Le Premier ministre indien Narendra Modi lors de l'édition 2015 du «Vibrant Gujarat Summit», le 11 janvier 2015 à Gandhinagar (Etat du Gujarat), en Inde.   (PIB / AFP)

Un jeune chef de file
Ainsi pour NDTV, le «Vibrant Gujarat»«d’une certaine manière déçu les plus ardents partisans du BJP dans la communauté patidar, notamment les plus jeunes».  

C'est justement un jeune homme d’affaires de 22 ans, Hardik Patel, qui incarne la contestation et ne cesse d’attirer les foules et, par conséquent, les foudres des autorités locales. Le chef du Patidar Anamat Andolan Samiti (PAAS) a réussi à rallier, lors de son premier appel à manifester le 6 juillet 2015, 12 000 personnes, note la BBC. Le deuxième rassemblement en a réuni 50 000. Le 17 août 2015, ce sont 450 000 personnes qui sont venues l’écouter à Surate, une ville de l'Etat connue pour ses diamantaires.

Hardik Patel, brièvement détenu, a demandé la suspension des policiers impliqués dans les récentes violences tout en appelant ses partisans au calme, rapporte Times of India. Cependant, a prévenu le jeune entrepreneur, le mouvement continuera tant qu’il n’aura pas obtenu gain de cause.

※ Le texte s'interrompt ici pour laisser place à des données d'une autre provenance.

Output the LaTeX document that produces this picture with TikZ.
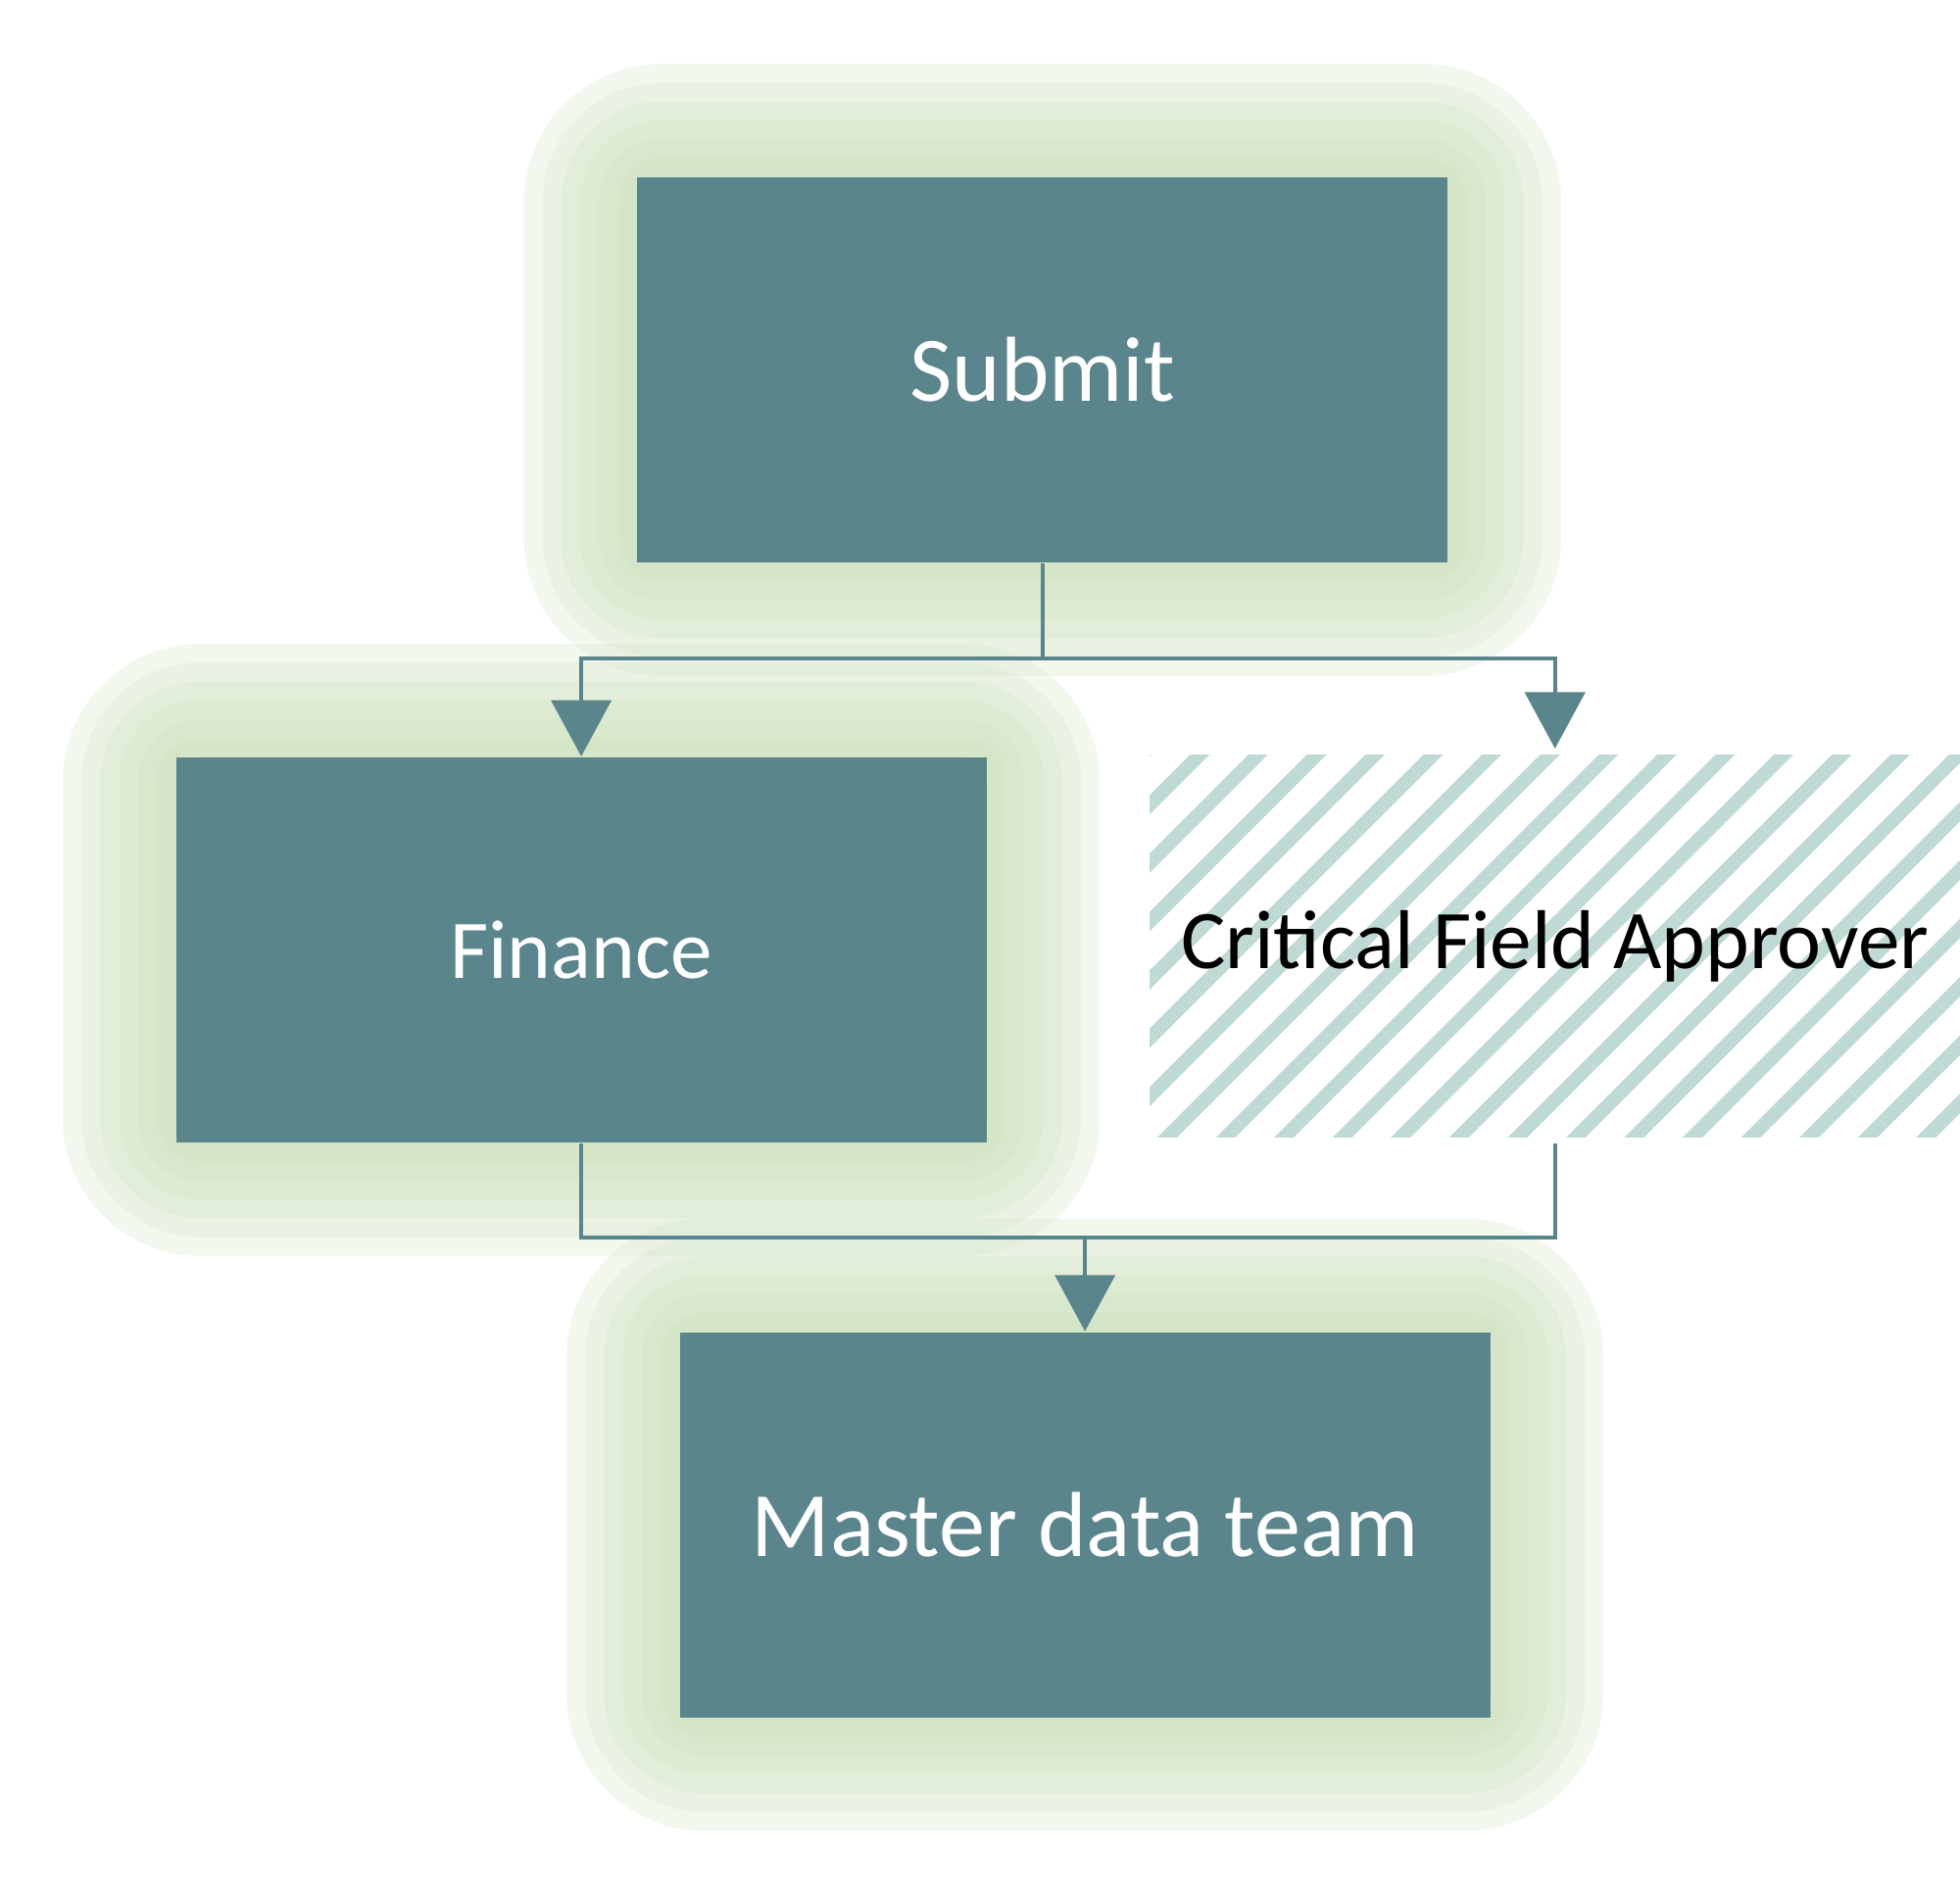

Pour l'heure, les autorités du Gujarat opposent une fin de non-recevoir mais restent ouvertes au dialogue. 

Hardik Patel, lors du rassemblement 'Maha Kranti', le 25 août 2015 à Ahmedabad, en Inde  ( Shailesh Raval/India Today Group)

Une puissante communauté
Selon NDTV, qui se réfère aux dernières statistiques publiées en 1931, les Patels constituent environ 15% de la population de l’Etat du Gujarat. Cette caste, d’agriculteurs à l’origine, rassemble désormais des industriels présents dans les secteurs du textile, des diamants et de l’industrie pharmaceutique. «Il y aurait plus de 250 000 Patels en Grande-Bretagne et 200 000 aux Etats-Unis», ajoute la BBC. Dans ce dernier pays, ils possèderaient un quart des motels, affirme Quartz. 

Les Patidars sont considérés comme une communauté prospère, explique le journal indien. Une assertion battue en brèche par Hardik Patel. «Seulement 10% des Patels sont riches, confie-t-il à la BBC. Il y a beaucoup de gens qui vivent dans la pauvreté. La majorité des agriculteurs qui se sont suicidés ces dix dernières années sont des Patels.»

Néanmoins, les Patels ont pu asseoir, au fil des ans, leur pouvoir politique dans l’Etat du Gujarat. A l’Assemblée, 40 des 120 députés issus des rangs du BJP (majoritaire) sont des Patels, souligne Quartz. L'Etat est aujourd'hui dirigé par une Patel, Anandiben Patel. D’où la menace, à peine voilée, que brandit Hardik Patel à l’attention de l’exécutif de l’état : «Nous pouvons faire et défaire les gouvernements du Gujarat».

La revendication des Patidars divise l'opinion publique indienne. L'interrogation de l’éditorialiste indien Jug Suraiya dans Times of India illustre bien la situation. «Que doit-je faire pour devenir un Patel?», s'interroge-t-il.